To Titus, a true son in our common faith: Grace, mercy, and peace from God the Father and the Lord Jesus Christ our Savior. (Titus 1:4)
When we write a letter today – if anyone still writes letters – we start with the name of the person receiving the letter (“Dear So-and-So”). At the bottom of the letter we write or sign our name, so they know who wrote it.
In New Testament times, a proper letter started with the name of the author. That kind of makes sense, because the reader of the Grace, mercy, and peace letter might first want to know who wrote it. After the author gave his name, he or she would then say who the letter was to.
That’s the practice in this letter the Apostle Paul wrote to Titus, his younger associate on the island of Crete. Titus 1:1-3 gives us Paul’s self-introduction, and Titus 1:4 tells us who the letter was written to. It was written to Titus.
It is interesting to find that we don’t know anything about Titus from the Book of Acts. He is strangely absent from that record, though he must have been an associate of Paul during the time covered by Acts.
Though we read nothing about Titus in Acts, we still know something of his character and personality from this letter and from 2 Corinthians 2:13, 8:23, and 12:18.
– Titus was a true son in our common faith (Titus 1:4).
– Titus was a genuine brother to the Apostle Paul (2 Corinthians 2:13).
– Titus was a partner and a fellow worker with Paul (2 Corinthians 8:23).
– Titus walked in the same spirit as Paul (2 Corinthians 12:18).
– Titus walked in the same steps as Paul, in the same manner of life (2 Corinthians 12:18).
– Therefore, Titus could be a pattern to other believers (Titus 2:7).
All this makes us think that Titus was a remarkable man.
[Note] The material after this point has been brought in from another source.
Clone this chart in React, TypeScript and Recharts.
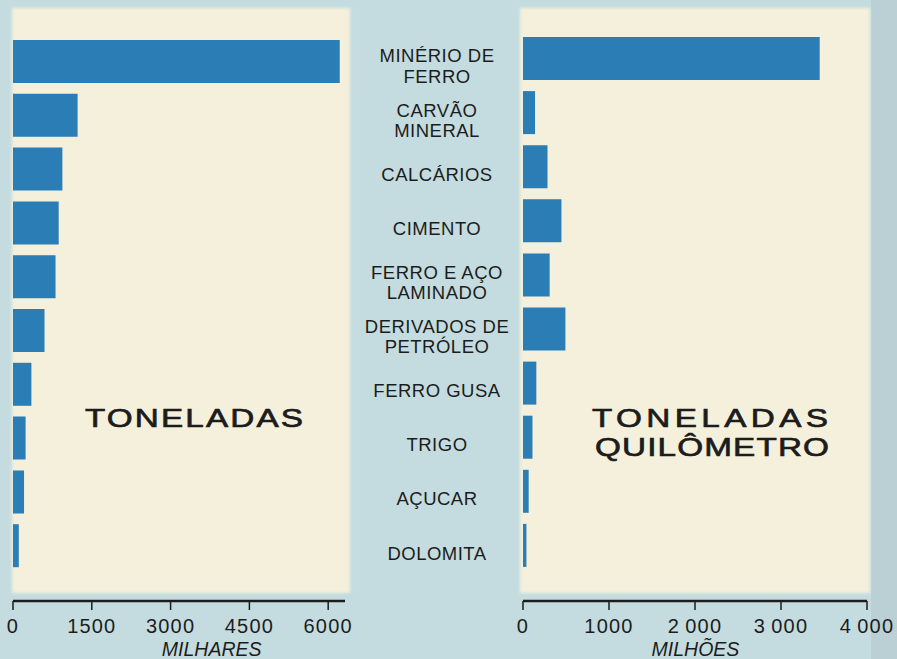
import React from 'react';
import { BarChart, Bar, XAxis, YAxis } from 'recharts';

const categories = [
  'MINÉRIO DE FERRO',
  'CARVÃO MINERAL',
  'CALCÁRIOS',
  'CIMENTO',
  'FERRO E AÇO LAMINADO',
  'DERIVADOS DE PETRÓLEO',
  'FERRO GUSA',
  'TRIGO',
  'AÇUCAR',
  'DOLOMITA',
];
const categoryLines = [
  ['MINÉRIO DE', 'FERRO'],
  ['CARVÃO', 'MINERAL'],
  ['CALCÁRIOS'],
  ['CIMENTO'],
  ['FERRO E AÇO', 'LAMINADO'],
  ['DERIVADOS DE', 'PETRÓLEO'],
  ['FERRO GUSA'],
  ['TRIGO'],
  ['AÇUCAR'],
  ['DOLOMITA'],
];
// Toneladas (milhares)
const toneladas = [6220, 1230, 940, 870, 810, 600, 350, 240, 210, 110];
// Toneladas-quilômetro (milhões)
const toneladasKm = [3450, 140, 285, 447, 310, 493, 155, 110, 66, 40];

const leftTicks = [0, 1500, 3000, 4500, 6000];
const leftTickLabels = ['0', '1500', '3000', '4500', '6000'];
const rightTicks = [0, 1000, 2000, 3000, 4000];
const rightTickLabels = ['0', '1000', '2\u2009000', '3\u2009000', '4\u2009000'];

const leftData = categories.map((name, i) => ({ name, value: toneladas[i] }));
const rightData = categories.map((name, i) => ({ name, value: toneladasKm[i] }));

const FONT = '"Liberation Sans", Arial, Helvetica, sans-serif';
const BAR = '#2b7db5';
const INK = '#1c1c1c';

const tickStyle = { fontFamily: FONT, fontSize: 20, fill: INK, letterSpacing: 1.2 };

function CategoryTick(props: any) {
  const { x, y, payload } = props;
  const idx = categories.indexOf(payload.value);
  const lines = idx >= 0 ? categoryLines[idx] : [String(payload.value)];
  const lh = 20.5;
  const center = y + 8;
  const first = center - ((lines.length - 1) * lh) / 2;
  return (
    <g>
      {lines.map((ln: string, k: number) => (
        <text
          key={k}
          x={x - 86}
          y={first + k * lh + 6.6}
          textAnchor="middle"
          fontFamily={FONT}
          fontSize={18.5}
          letterSpacing={0.5}
          fill={INK}
        >
          {ln}
        </text>
      ))}
    </g>
  );
}

function WideTitle({ x, y, width, text }: { x: number; y: number; width: number; text: string }) {
  const sx = 1.28;
  return (
    <text
      transform={`translate(${x},${y}) scale(${sx},1)`}
      x={0}
      y={0}
      textLength={width / sx}
      lengthAdjust="spacing"
      fontFamily={FONT}
      fontSize={26}
      fill={INK}
      stroke={INK}
      strokeWidth={0.7}
    >
      {text}
    </text>
  );
}

export default function App() {
  return (
    <div style={{ position: 'absolute', left: 0, top: 0, width: 897, height: 659, overflow: 'hidden' }}>
      <svg width={897} height={659} style={{ position: 'absolute', left: 0, top: 0 }}>
        <defs>
          <filter id="soft" x="-5%" y="-5%" width="110%" height="110%">
            <feGaussianBlur stdDeviation="1.8" />
          </filter>
        </defs>
        <rect x={0} y={0} width={897} height={659} fill="#c4dcdf" />
        <rect x={871} y={0} width={26} height={659} fill="#bad0d4" />
        <rect x={12} y={8} width={338} height={585} fill="#f4f0dc" filter="url(#soft)" />
        <rect x={520} y={8} width={350} height={585} fill="#f4f0dc" filter="url(#soft)" />
        <WideTitle x={85} y={427} width={218} text="TONELADAS" />
        <WideTitle x={592} y={427} width={236} text="TONELADAS" />
        <WideTitle x={595} y={456} width={234} text="QUILÔMETRO" />
        <text x={211.7} y={655.5} textAnchor="middle" fontFamily={FONT} fontSize={19.5} fontStyle="italic" fill={INK}>
          MILHARES
        </text>
        <text x={695.5} y={655.5} textAnchor="middle" fontFamily={FONT} fontSize={19.5} fontStyle="italic" fill={INK}>
          MILHÕES
        </text>
      </svg>

      <div style={{ position: 'absolute', left: 0, top: 0 }}>
        <BarChart
          width={370}
          height={659}
          layout="vertical"
          data={leftData}
          margin={{ top: 35, right: 25, bottom: 8, left: 13 }}
        >
          <XAxis
            type="number"
            domain={[0, 6320]}
            ticks={leftTicks}
            interval={0}
            tickFormatter={(v: number) => leftTickLabels[leftTicks.indexOf(v)] ?? String(v)}
            axisLine={{ stroke: INK, strokeWidth: 2.5 }}
            tickLine={{ stroke: INK, strokeWidth: 1.5 }}
            tickSize={9}
            tickMargin={9}
            height={50}
            tick={tickStyle}
          />
          <YAxis type="category" dataKey="name" hide width={0} padding={{ top: 0, bottom: 28 }} />
          <Bar dataKey="value" fill={BAR} barSize={43} isAnimationActive={false} />
        </BarChart>
      </div>

      <div style={{ position: 'absolute', left: 350, top: 0 }}>
        <BarChart
          width={547}
          height={659}
          layout="vertical"
          data={rightData}
          margin={{ top: 31, right: 30, bottom: 8, left: 0 }}
        >
          <XAxis
            type="number"
            domain={[0, 4000]}
            ticks={rightTicks}
            interval={0}
            tickFormatter={(v: number) => rightTickLabels[rightTicks.indexOf(v)] ?? String(v)}
            axisLine={{ stroke: INK, strokeWidth: 2.5 }}
            tickLine={{ stroke: INK, strokeWidth: 1.5 }}
            tickSize={9}
            tickMargin={9}
            height={50}
            tick={tickStyle}
          />
          <YAxis
            type="category"
            dataKey="name"
            width={173}
            axisLine={false}
            tickLine={false}
            tickSize={0}
            tickMargin={0}
            interval={0}
            padding={{ top: 0, bottom: 29 }}
            tick={<CategoryTick />}
          />
          <Bar dataKey="value" fill={BAR} barSize={43} isAnimationActive={false} />
        </BarChart>
      </div>
    </div>
  );
}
Wouldn’t you love it if Paul wrote those things about you? I know it would be wonderful if Pau wrote of me that I was a true son in our common faith, a genuine brother, that I had his same spirit and walked in his same steps. The Apostle Paul thought highly of Titus.
At the same time, there is a hint at what might be some imperfection or weakness in Titus. Paul greeted him with this phrase: grace, mercy, and peace. When Paul wrote to churches he often greeting them with the phrase grace and peace (such as in 1 Corinthians 1:3, Galatians 1:3, and Ephesians 1:2). But when Paul wrote to the pastors Timothy and Titus he added mercy to his greeting (1 and 2 Timothy 1:2).
Do you see the hint at imperfection or weakness? Pastors and leaders like Timothy and Titus need lots of mercy right along with grace and peace. Today, receive all three from God – His grace, mercy, and peace. And if you know a pastor or leader in God’s service – pray that God gives them His mercy.